• What you need to do: Can you reproduce the data beneath, keeping every line exact?

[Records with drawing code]
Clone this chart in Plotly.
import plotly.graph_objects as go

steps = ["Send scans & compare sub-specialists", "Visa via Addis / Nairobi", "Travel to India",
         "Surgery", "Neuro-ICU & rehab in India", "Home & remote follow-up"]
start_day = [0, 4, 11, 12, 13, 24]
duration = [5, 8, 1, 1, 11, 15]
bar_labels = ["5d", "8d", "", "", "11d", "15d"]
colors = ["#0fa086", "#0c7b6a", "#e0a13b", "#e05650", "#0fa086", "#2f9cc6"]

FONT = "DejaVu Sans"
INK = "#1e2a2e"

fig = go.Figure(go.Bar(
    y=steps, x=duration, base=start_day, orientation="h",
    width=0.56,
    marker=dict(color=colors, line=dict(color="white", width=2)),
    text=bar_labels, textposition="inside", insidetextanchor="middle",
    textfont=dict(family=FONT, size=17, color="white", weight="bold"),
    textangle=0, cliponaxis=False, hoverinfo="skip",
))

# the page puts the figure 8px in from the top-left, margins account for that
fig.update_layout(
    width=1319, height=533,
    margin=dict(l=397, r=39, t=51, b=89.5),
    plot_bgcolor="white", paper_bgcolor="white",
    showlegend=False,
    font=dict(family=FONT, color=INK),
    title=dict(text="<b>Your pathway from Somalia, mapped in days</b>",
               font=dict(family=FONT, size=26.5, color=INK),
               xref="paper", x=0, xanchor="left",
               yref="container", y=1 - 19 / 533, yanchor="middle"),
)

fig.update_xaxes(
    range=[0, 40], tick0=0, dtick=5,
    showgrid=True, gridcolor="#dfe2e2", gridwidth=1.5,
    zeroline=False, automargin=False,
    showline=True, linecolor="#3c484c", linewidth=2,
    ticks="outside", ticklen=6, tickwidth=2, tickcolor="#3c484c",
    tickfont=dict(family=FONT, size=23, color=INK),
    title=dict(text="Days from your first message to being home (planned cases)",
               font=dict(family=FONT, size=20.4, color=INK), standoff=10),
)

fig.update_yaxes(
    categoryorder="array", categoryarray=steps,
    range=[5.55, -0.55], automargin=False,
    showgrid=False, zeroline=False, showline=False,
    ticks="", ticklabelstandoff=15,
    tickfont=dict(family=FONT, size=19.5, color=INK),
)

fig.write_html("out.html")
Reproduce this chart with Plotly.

• Output below:
Clone this chart in Plotly.
import plotly.graph_objects as go

steps = ["Send scans & compare sub-specialists", "Visa via Addis / Nairobi", "Travel to India",
         "Surgery", "Neuro-ICU & rehab in India", "Home & remote follow-up"]
start_day = [0, 4, 11, 12, 13, 24]
duration = [5, 8, 1, 1, 11, 15]
bar_labels = ["5d", "8d", "", "", "11d", "15d"]
colors = ["#0fa086", "#0c7b6a", "#e0a13b", "#e05650", "#0fa086", "#2f9cc6"]

FONT = "DejaVu Sans"
INK = "#1e2a2e"

fig = go.Figure(go.Bar(
    y=steps, x=duration, base=start_day, orientation="h",
    width=0.56,
    marker=dict(color=colors, line=dict(color="white", width=2)),
    text=bar_labels, textposition="inside", insidetextanchor="middle",
    textfont=dict(family=FONT, size=17, color="white", weight="bold"),
    textangle=0, cliponaxis=False, hoverinfo="skip",
))

# the page puts the figure 8px in from the top-left, margins account for that
fig.update_layout(
    width=1319, height=533,
    margin=dict(l=397, r=39, t=51, b=89.5),
    plot_bgcolor="white", paper_bgcolor="white",
    showlegend=False,
    font=dict(family=FONT, color=INK),
    title=dict(text="<b>Your pathway from Somalia, mapped in days</b>",
               font=dict(family=FONT, size=26.5, color=INK),
               xref="paper", x=0, xanchor="left",
               yref="container", y=1 - 19 / 533, yanchor="middle"),
)

fig.update_xaxes(
    range=[0, 40], tick0=0, dtick=5,
    showgrid=True, gridcolor="#dfe2e2", gridwidth=1.5,
    zeroline=False, automargin=False,
    showline=True, linecolor="#3c484c", linewidth=2,
    ticks="outside", ticklen=6, tickwidth=2, tickcolor="#3c484c",
    tickfont=dict(family=FONT, size=23, color=INK),
    title=dict(text="Days from your first message to being home (planned cases)",
               font=dict(family=FONT, size=20.4, color=INK), standoff=10),
)

fig.update_yaxes(
    categoryorder="array", categoryarray=steps,
    range=[5.55, -0.55], automargin=False,
    showgrid=False, zeroline=False, showline=False,
    ticks="", ticklabelstandoff=15,
    tickfont=dict(family=FONT, size=19.5, color=INK),
)

fig.write_html("out.html")
Reproduce this chart with Plotly.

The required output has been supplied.